Dobra rada na przyszłość! Proszę się skupić następnym razem w sobie i po napisaniu zdania lub kilku zdań przeczytać je raz a może nawet kilka razy. Jestem pewien, że taki namysł wpłynie na jakość logiczną i językową wypowiedzi. A ochrona danych osobowych jak najbardziej! Nie ma problemu!
Z poważaniem
Maciej Rysiewicz
Duży błąd Pani M, nie wzięła pod uwagę faktu, że ma do czynienia ze starym człowiekiem – starym duchem
„Badania przeprowadzone przez RPO oraz Szkołę Wyższą Psychologii Społecznej pokazują, że starsi chcą naginać pozostałych członków rodziny do swoich reguł. Oni już przeżyli życie i uważają, że wiedzą o nim więcej niż młodsi i chcą się z nimi tym dzielić.- Kiedyś dorosły – rodzic czy dziadek – był decydentem. Był na etacie mistrza, który wiedział jaki jest świat. Opisywał go młodemu pokoleniu i według tych reguł, które już były wypracowane, młode pokolenie miało żyć. Teraz świat się zmienił – mówi Dorota Jurzysta , coach, trener biznesu i dogoterapeuta.
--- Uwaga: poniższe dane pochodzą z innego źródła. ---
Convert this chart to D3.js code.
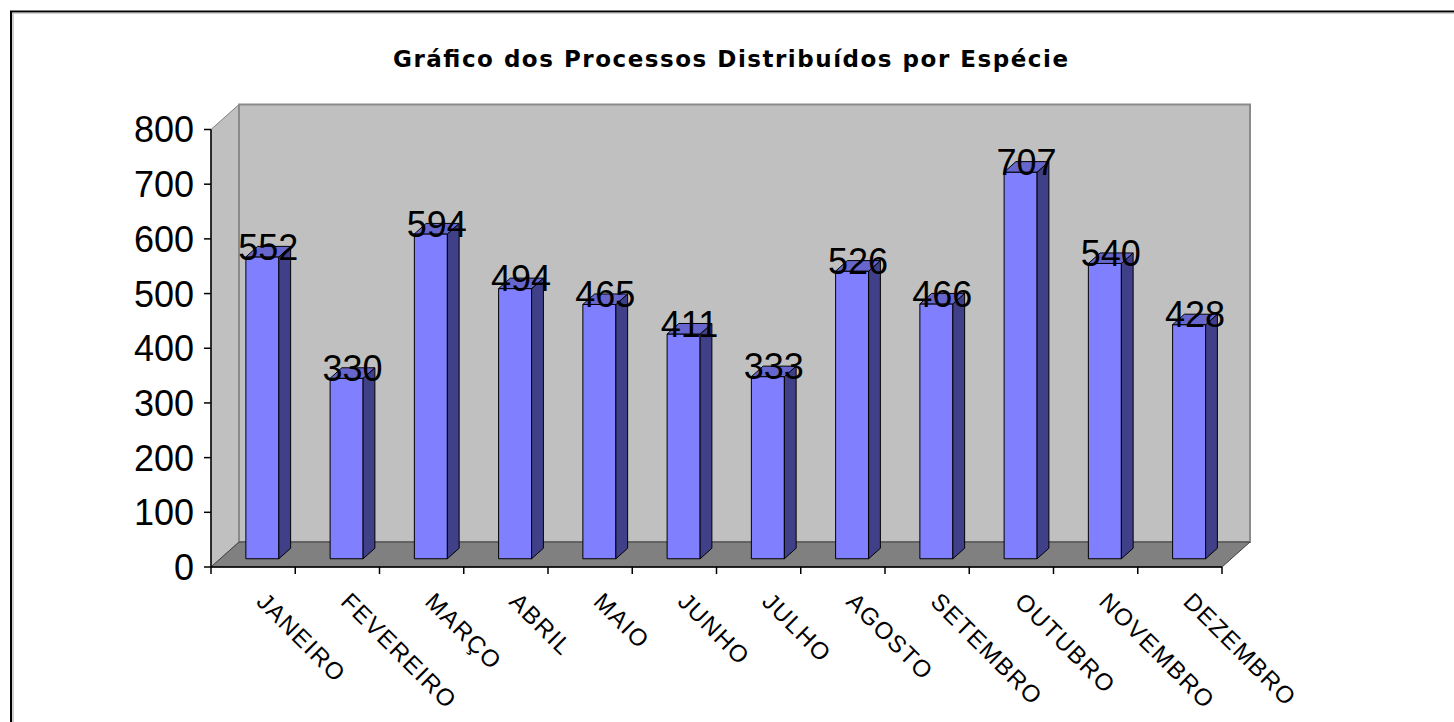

Dziś dla młodego pokolenia podstawowym źródłem wiedzy o świecie nie są już starsi członkowie rodziny. Możemy ją czerpać z mediów, do których dostęp mamy właściwie nieograniczony, a przepływ pojawiających się w nich informacji jest szybki jaki nigdy wcześniej. Za tempem zmian nie nadążają już nasi rodzice, a co dopiero mówić o dziadkach.”
cytat z audycji radiowej „Trójki” z roku 2012, kiedy jeszcze była prawdziwą „Trójką”
Stay open-minded!!!
Pisząc „stay open-minded” zwrócił/a się Pan/Pani do siebie, do mnie, do dr Gali, czy tak ogólnie do młodych, którzy czerpią wiedze z mediów i dlatego są „open-minded”?
To tylko dopisek nie clou, ale zdecydowanie zwracam się do Pana
Brałem pod uwagę, że Pan/Pani bredzi, ale teraz już nie mam wątpliwości!
Argument na poziomie Pana tekstów. Pozdrawiam. Kończę. Życzę zdrowia. Proszę nie odpisywać.